- GOAL:
Output an exact reproduction of the data.

- DATASET EXTRACT:

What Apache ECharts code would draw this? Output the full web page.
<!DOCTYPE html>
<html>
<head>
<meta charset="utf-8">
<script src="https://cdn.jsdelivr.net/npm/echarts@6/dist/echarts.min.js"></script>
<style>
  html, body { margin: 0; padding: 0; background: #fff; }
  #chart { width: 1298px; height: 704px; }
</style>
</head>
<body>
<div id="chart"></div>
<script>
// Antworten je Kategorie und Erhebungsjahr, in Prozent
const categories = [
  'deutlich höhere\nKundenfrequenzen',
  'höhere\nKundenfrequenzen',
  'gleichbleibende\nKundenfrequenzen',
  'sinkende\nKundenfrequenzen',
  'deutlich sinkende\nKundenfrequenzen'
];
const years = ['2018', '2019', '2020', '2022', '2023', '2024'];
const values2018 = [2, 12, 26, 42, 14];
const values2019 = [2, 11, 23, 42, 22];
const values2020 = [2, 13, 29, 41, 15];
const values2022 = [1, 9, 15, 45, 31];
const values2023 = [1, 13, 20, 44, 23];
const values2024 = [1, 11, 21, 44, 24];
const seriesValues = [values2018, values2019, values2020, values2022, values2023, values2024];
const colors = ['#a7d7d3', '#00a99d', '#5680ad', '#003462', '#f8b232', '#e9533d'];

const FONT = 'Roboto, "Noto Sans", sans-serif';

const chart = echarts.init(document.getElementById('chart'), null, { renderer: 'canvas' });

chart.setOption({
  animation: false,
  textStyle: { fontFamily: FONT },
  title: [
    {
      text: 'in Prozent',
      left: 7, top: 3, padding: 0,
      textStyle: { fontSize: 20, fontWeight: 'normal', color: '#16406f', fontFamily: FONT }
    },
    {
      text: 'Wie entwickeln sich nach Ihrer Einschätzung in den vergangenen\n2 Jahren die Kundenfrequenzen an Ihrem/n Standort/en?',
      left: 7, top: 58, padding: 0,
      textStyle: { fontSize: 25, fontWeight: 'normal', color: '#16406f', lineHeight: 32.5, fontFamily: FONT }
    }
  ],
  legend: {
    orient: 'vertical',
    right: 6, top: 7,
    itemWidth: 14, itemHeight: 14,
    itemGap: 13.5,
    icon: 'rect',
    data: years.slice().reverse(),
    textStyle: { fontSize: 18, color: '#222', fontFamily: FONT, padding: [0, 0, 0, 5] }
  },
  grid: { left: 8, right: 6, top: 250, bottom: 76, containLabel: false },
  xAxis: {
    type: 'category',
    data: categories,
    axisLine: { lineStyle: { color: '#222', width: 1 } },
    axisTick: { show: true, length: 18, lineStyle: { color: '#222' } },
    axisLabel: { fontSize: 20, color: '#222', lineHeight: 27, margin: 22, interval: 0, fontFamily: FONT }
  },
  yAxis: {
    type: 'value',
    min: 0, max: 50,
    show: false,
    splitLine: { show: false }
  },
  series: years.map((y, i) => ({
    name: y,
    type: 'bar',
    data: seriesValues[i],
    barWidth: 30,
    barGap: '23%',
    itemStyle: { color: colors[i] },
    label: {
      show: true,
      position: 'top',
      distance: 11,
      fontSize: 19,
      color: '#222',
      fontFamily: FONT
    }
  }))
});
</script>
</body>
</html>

- FULL RESPONSE:
What Apache ECharts code would draw this? Output the full web page.
<!DOCTYPE html>
<html>
<head>
<meta charset="utf-8">
<script src="https://cdn.jsdelivr.net/npm/echarts@6/dist/echarts.min.js"></script>
<style>
  html, body { margin: 0; padding: 0; background: #fff; }
  #chart { width: 1298px; height: 704px; }
</style>
</head>
<body>
<div id="chart"></div>
<script>
// Antworten je Kategorie und Erhebungsjahr, in Prozent
const categories = [
  'deutlich höhere\nKundenfrequenzen',
  'höhere\nKundenfrequenzen',
  'gleichbleibende\nKundenfrequenzen',
  'sinkende\nKundenfrequenzen',
  'deutlich sinkende\nKundenfrequenzen'
];
const years = ['2018', '2019', '2020', '2022', '2023', '2024'];
const values2018 = [2, 12, 26, 42, 14];
const values2019 = [2, 11, 23, 42, 22];
const values2020 = [2, 13, 29, 41, 15];
const values2022 = [1, 9, 15, 45, 31];
const values2023 = [1, 13, 20, 44, 23];
const values2024 = [1, 11, 21, 44, 24];
const seriesValues = [values2018, values2019, values2020, values2022, values2023, values2024];
const colors = ['#a7d7d3', '#00a99d', '#5680ad', '#003462', '#f8b232', '#e9533d'];

const FONT = 'Roboto, "Noto Sans", sans-serif';

const chart = echarts.init(document.getElementById('chart'), null, { renderer: 'canvas' });

chart.setOption({
  animation: false,
  textStyle: { fontFamily: FONT },
  title: [
    {
      text: 'in Prozent',
      left: 7, top: 3, padding: 0,
      textStyle: { fontSize: 20, fontWeight: 'normal', color: '#16406f', fontFamily: FONT }
    },
    {
      text: 'Wie entwickeln sich nach Ihrer Einschätzung in den vergangenen\n2 Jahren die Kundenfrequenzen an Ihrem/n Standort/en?',
      left: 7, top: 58, padding: 0,
      textStyle: { fontSize: 25, fontWeight: 'normal', color: '#16406f', lineHeight: 32.5, fontFamily: FONT }
    }
  ],
  legend: {
    orient: 'vertical',
    right: 6, top: 7,
    itemWidth: 14, itemHeight: 14,
    itemGap: 13.5,
    icon: 'rect',
    data: years.slice().reverse(),
    textStyle: { fontSize: 18, color: '#222', fontFamily: FONT, padding: [0, 0, 0, 5] }
  },
  grid: { left: 8, right: 6, top: 250, bottom: 76, containLabel: false },
  xAxis: {
    type: 'category',
    data: categories,
    axisLine: { lineStyle: { color: '#222', width: 1 } },
    axisTick: { show: true, length: 18, lineStyle: { color: '#222' } },
    axisLabel: { fontSize: 20, color: '#222', lineHeight: 27, margin: 22, interval: 0, fontFamily: FONT }
  },
  yAxis: {
    type: 'value',
    min: 0, max: 50,
    show: false,
    splitLine: { show: false }
  },
  series: years.map((y, i) => ({
    name: y,
    type: 'bar',
    data: seriesValues[i],
    barWidth: 30,
    barGap: '23%',
    itemStyle: { color: colors[i] },
    label: {
      show: true,
      position: 'top',
      distance: 11,
      fontSize: 19,
      color: '#222',
      fontFamily: FONT
    }
  }))
});
</script>
</body>
</html>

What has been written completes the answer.